In a superseding indictment filed on Thursday, federal prosecutors allege that Menendez, a Democrat, “provided sensitive US government information and took other steps that secretly aided the government of Egypt”.
The New Jersey senator, his wife Nadine and an Egyptian-American businessman allegedly conspired between 2018 and 2022 to have Menendez act as a foreign agent of the Middle Eastern country, one of the largest recipients of US military aid, according to the court filing.
The country “often faced resistance” in getting more military funding or sales due to lawmakers’ concerns about human rights and democracy, the indictment said. But Menendez “possessed substantial influence over foreign military sales and foreign military financing to Egypt” as chair of the Senate foreign relations committee, the filing said.
He exercised that influence on several occasions, prosecutors alleged, including one instance in which he “secretly edited and ghostwrote” a letter on behalf of Egypt asking other senators to lift a hold they had placed on $300mn in aid. An unnamed Egyptian official had requested help drafting the letter, which Nadine Menendez had passed along to the senator, the indictment said.
The latest accusations expand an indictment filed last month that alleged the couple and three New Jersey businessmen had a “corrupt relationship” involving the gifting of cash, gold bars, mortgage payments and a Mercedes-Benz convertible.
It piles pressure on to the senator, who has relinquished his role as foreign relations committee chair but has so far resisted mounting calls from Democratic lawmakers to resign.

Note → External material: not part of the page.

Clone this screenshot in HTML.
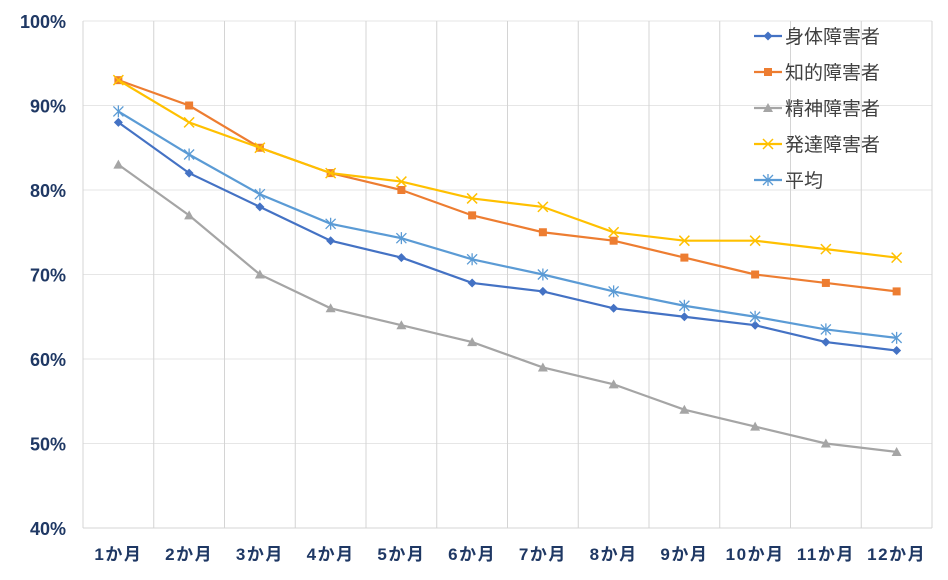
<!DOCTYPE html>
<html><head><meta charset="utf-8"><style>
body{margin:0;background:#fff;}
svg{display:block;font-family:"Liberation Sans","Noto Sans CJK JP",sans-serif;}
</style></head><body>
<svg id="chart" width="948" height="580" viewBox="0 0 948 580" xmlns="http://www.w3.org/2000/svg">
<g id="grid"></g><g id="axes"></g><g id="series"></g><g id="legend"></g>
</svg>
<script>
const categories=["1か月","2か月","3か月","4か月","5か月","6か月","7か月","8か月","9か月","10か月","11か月","12か月"];
const yTicks=[40,50,60,70,80,90,100];
const seriesNames=["身体障害者","知的障害者","精神障害者","発達障害者","平均"];
const physical=[88,82,78,74,72,69,68,66,65,64,62,61];
const intellectual=[93,90,85,82,80,77,75,74,72,70,69,68];
const mental=[83,77,70,66,64,62,59,57,54,52,50,49];
const developmental=[93,88,85,82,81,79,78,75,74,74,73,72];
const average=[89.3,84.2,79.5,76,74.3,71.8,70,68,66.3,65,63.5,62.5];

const NS="http://www.w3.org/2000/svg";
const L=83,R=932,T=21,B=528;
const bw=(R-L)/categories.length;
const x=i=>L+bw*(i+0.5);
const y=v=>B-(v-40)/60*(B-T);
function mk(tag,attrs,parent){const e=document.createElementNS(NS,tag);for(const k in attrs)e.setAttribute(k,attrs[k]);parent.appendChild(e);return e;}
const grid=document.getElementById('grid'),axes=document.getElementById('axes'),ser=document.getElementById('series'),leg=document.getElementById('legend');
yTicks.forEach(t=>{
  const l=mk('line',{x1:L,x2:R,y1:y(t),y2:y(t),stroke:'#e6e6e6','stroke-width':1},grid);
  
  
  const tx=mk('text',{x:L-17,y:y(t)+7,'text-anchor':'end','font-size':18,'font-weight':'bold',fill:'#1f3864'},axes);
  tx.textContent=t+'%';
  
  
});
for(let i=1;i<=categories.length;i++){
  const l=mk('line',{x1:L+bw*i,x2:L+bw*i,y1:T,y2:B,stroke:'#d4d4d4','stroke-width':1},grid);
  
  
}
const ax=mk('line',{x1:L,x2:L,y1:T,y2:B,stroke:'#d4d4d4'},axes);


const bx=mk('line',{x1:L,x2:R,y1:B,y2:B,stroke:'#d4d4d4'},axes);


categories.forEach((c,i)=>{
  const tx=mk('text',{x:x(i),y:560,'text-anchor':'middle','font-size':17,'font-weight':'bold','letter-spacing':1.5,fill:'#1f3864'},axes);
  tx.textContent=c;
  
  
});
const colors=['#4472c4','#ed7d31','#a5a5a5','#ffc000','#5b9bd5'];
const datas=[physical,intellectual,mental,developmental,average];
const marks=['diamond','square','triangle','x','star'];
function marker(type,cx,cy,col,g){
  if(type==='diamond')mk('path',{d:`M${cx} ${cy-4.5}L${cx+4.5} ${cy}L${cx} ${cy+4.5}L${cx-4.5} ${cy}Z`,fill:col},g);
  else if(type==='square')mk('rect',{x:cx-4,y:cy-4,width:8,height:8,fill:col},g);
  else if(type==='triangle')mk('path',{d:`M${cx} ${cy-5}L${cx+5} ${cy+4}L${cx-5} ${cy+4}Z`,fill:col},g);
  else if(type==='x')mk('path',{d:`M${cx-5} ${cy-5}L${cx+5} ${cy+5}M${cx+5} ${cy-5}L${cx-5} ${cy+5}`,stroke:col,'stroke-width':1.5,fill:'none'},g);
  else mk('path',{d:`M${cx-5} ${cy-5}L${cx+5} ${cy+5}M${cx+5} ${cy-5}L${cx-5} ${cy+5}M${cx} ${cy-6}L${cx} ${cy+6}`,stroke:col,'stroke-width':1.3,fill:'none'},g);
}
datas.forEach((d,s)=>{
  const g=mk('g',{},ser);
  
  
  const p=mk('polyline',{points:d.map((v,i)=>x(i)+','+y(v)).join(' '),fill:'none',stroke:colors[s],'stroke-width':2.2},g);
  
  
  d.forEach((v,i)=>marker(marks[s],x(i),y(v),colors[s],g));
  const lg=mk('g',{},leg);
  
  
  const ly=36+s*36;
  mk('line',{x1:754,x2:782,y1:ly,y2:ly,stroke:colors[s],'stroke-width':2.2},lg);
  marker(marks[s],768,ly,colors[s],lg);
  const t=mk('text',{x:785,y:ly+7,'font-size':19,fill:'#404040'},lg);
  t.textContent=seriesNames[s];
});
</script>
</body></html>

One of the first lawmakers to call for Menendez’s resignation, John Fetterman, a Democrat from Pennsylvania, on Thursday called for a Senate vote to expel him. “We cannot have an alleged foreign agent in the United States Senate,” Fetterman said in a statement. “This is not a close call.” A two-thirds majority is required to expel a sitting senator.
The charges cast a pall over a high-profile member of the Democratic party who has been on Capitol Hill for decades, serving six terms in the House of Representatives before being appointed to the Senate in 2006.

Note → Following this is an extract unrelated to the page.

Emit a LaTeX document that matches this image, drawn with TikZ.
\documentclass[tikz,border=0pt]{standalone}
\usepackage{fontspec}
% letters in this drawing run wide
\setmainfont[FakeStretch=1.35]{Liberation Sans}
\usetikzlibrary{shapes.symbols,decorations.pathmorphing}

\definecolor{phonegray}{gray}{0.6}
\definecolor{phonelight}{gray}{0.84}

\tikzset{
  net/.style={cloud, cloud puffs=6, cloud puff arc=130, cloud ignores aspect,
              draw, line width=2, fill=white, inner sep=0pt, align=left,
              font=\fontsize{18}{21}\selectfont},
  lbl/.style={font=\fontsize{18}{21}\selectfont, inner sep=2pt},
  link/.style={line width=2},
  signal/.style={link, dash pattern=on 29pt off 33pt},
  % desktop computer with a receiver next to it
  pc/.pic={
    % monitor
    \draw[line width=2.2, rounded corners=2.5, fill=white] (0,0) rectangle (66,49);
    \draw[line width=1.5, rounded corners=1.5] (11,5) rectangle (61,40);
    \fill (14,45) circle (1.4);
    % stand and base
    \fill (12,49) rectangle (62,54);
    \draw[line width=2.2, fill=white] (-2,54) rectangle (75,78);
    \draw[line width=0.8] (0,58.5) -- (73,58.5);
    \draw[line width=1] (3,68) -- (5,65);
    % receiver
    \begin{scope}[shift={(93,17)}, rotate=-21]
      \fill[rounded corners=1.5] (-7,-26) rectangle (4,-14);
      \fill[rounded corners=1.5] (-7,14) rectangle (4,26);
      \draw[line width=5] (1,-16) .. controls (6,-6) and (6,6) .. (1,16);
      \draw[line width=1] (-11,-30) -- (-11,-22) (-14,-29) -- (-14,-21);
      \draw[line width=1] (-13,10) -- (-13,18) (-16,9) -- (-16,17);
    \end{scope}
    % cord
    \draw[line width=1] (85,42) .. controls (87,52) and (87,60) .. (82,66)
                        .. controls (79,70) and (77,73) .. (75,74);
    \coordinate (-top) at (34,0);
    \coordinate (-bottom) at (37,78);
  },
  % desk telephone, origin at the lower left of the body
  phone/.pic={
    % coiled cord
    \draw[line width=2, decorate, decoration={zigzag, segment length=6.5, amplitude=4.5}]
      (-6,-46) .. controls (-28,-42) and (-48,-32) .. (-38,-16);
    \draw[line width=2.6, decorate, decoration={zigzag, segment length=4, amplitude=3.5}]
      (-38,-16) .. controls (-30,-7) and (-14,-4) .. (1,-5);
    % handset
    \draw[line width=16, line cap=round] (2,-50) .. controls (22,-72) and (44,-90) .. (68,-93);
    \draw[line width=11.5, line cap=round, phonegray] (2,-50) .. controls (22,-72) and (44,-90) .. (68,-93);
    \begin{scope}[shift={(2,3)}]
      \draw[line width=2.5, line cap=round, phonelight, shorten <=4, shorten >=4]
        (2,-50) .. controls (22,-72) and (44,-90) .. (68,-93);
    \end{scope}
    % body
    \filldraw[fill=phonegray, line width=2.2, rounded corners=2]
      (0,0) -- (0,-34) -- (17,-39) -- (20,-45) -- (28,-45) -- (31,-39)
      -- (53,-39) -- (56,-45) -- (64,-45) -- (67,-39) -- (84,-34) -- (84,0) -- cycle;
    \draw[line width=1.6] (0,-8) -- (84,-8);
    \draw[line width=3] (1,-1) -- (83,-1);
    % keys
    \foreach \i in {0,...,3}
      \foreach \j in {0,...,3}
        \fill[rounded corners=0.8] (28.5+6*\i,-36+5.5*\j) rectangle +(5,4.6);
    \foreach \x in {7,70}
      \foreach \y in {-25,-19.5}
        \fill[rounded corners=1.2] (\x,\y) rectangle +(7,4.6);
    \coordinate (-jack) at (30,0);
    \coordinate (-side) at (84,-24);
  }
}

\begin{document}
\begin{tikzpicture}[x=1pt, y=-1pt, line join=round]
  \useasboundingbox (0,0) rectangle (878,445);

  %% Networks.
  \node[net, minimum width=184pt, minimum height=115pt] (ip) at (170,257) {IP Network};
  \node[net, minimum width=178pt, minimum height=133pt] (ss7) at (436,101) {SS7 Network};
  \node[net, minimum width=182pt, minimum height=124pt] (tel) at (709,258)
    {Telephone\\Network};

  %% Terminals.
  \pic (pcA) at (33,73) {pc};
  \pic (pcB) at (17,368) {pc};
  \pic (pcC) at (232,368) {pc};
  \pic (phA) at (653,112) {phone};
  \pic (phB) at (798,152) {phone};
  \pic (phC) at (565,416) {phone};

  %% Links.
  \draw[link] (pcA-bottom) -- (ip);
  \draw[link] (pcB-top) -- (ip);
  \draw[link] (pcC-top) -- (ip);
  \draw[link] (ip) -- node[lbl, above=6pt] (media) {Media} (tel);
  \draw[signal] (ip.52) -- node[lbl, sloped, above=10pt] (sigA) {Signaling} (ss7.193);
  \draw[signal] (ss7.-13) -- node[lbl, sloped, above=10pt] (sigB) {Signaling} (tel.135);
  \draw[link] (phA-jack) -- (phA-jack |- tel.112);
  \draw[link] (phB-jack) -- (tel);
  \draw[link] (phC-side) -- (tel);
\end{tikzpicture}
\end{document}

The senator in a statement said the latest charge flew “in the face of my long record of standing up for human rights and democracy in Egypt and in challenging leaders of that country, including President [Abdel Fattah] El-Sisi, on these issues. I have been, throughout my life, loyal to only one country — the United States of America, the land my family chose to live in democracy and freedom”.

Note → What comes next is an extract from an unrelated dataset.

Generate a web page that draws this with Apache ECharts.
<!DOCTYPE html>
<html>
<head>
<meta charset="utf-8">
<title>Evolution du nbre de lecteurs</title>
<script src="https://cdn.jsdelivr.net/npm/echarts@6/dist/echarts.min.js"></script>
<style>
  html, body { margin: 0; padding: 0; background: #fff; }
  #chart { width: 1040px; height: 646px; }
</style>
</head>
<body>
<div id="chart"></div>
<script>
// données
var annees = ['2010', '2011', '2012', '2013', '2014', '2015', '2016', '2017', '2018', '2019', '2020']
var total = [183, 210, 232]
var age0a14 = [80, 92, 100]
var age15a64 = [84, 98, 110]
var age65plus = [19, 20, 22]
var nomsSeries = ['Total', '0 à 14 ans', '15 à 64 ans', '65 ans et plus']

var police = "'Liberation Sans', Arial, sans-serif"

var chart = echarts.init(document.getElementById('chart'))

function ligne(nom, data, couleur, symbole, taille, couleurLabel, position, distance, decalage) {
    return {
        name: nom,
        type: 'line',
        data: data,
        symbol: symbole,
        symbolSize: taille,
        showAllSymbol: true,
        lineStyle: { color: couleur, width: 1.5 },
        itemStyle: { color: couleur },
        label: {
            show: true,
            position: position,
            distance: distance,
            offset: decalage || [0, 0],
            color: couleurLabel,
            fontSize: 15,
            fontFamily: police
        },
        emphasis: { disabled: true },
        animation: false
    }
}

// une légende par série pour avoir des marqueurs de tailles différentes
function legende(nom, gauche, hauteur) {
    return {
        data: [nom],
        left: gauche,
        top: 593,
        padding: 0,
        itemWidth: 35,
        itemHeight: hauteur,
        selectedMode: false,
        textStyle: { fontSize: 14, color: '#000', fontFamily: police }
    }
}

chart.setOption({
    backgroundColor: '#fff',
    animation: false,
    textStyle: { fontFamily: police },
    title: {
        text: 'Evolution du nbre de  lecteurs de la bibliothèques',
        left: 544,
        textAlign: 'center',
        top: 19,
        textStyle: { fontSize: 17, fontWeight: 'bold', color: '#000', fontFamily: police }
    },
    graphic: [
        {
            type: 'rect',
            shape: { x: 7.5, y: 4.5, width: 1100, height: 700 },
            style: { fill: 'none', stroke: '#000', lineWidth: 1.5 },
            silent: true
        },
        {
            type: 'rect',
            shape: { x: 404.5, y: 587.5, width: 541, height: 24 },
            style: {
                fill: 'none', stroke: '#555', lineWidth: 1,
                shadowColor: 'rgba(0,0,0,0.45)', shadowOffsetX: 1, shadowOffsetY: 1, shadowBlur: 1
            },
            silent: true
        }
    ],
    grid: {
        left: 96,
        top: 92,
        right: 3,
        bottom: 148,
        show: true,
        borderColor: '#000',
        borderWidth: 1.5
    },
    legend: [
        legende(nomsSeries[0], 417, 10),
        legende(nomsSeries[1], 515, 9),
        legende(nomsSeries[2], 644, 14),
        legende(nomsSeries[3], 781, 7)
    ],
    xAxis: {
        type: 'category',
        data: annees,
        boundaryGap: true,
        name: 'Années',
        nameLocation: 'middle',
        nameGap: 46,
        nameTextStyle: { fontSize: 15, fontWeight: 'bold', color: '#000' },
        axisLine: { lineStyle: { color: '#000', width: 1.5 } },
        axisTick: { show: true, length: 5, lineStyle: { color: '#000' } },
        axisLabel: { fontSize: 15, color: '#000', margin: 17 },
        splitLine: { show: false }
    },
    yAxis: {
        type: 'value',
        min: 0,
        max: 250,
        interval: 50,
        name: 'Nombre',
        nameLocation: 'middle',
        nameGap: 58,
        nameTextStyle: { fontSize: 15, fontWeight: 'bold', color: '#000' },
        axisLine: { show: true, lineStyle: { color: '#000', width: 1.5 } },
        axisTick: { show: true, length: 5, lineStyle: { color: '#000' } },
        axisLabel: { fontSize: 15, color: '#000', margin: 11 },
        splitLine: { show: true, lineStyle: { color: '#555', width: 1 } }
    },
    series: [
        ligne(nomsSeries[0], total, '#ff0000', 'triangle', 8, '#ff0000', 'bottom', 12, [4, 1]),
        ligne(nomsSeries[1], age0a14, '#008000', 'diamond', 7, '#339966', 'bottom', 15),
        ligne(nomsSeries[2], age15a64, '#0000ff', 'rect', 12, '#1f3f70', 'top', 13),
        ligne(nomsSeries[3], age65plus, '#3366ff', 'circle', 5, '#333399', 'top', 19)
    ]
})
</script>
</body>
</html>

“Piling new charge upon new charge does not make the allegations true,” he added, reiterating his innocence. “The facts haven’t changed, only a new charge. It is an attempt to wear someone down and I will not succumb to this tactic”.
According to the original indictment, Menendez allegedly pressured an official at the Department of Agriculture in order to protect a monopoly linked to the certification of halal food exports that had been granted to a co-defendant by Egypt.
Prosecutors also said the senator had used his influence to hamper a criminal probe and prosecution that the New Jersey attorney-general’s office had initiated against one of the co-defendants’ associates.
The original indictment included photos showing the proceeds of some of the alleged bribes, which were found during a raid on Menendez’s home and safe deposit box last summer. Authorities found more than $480,000 in cash — “much of it stuffed into envelopes and hidden in clothing, closets, and a safe”, according to the indictment — as well as more than $70,000 in a box belonging to Menendez’s wife.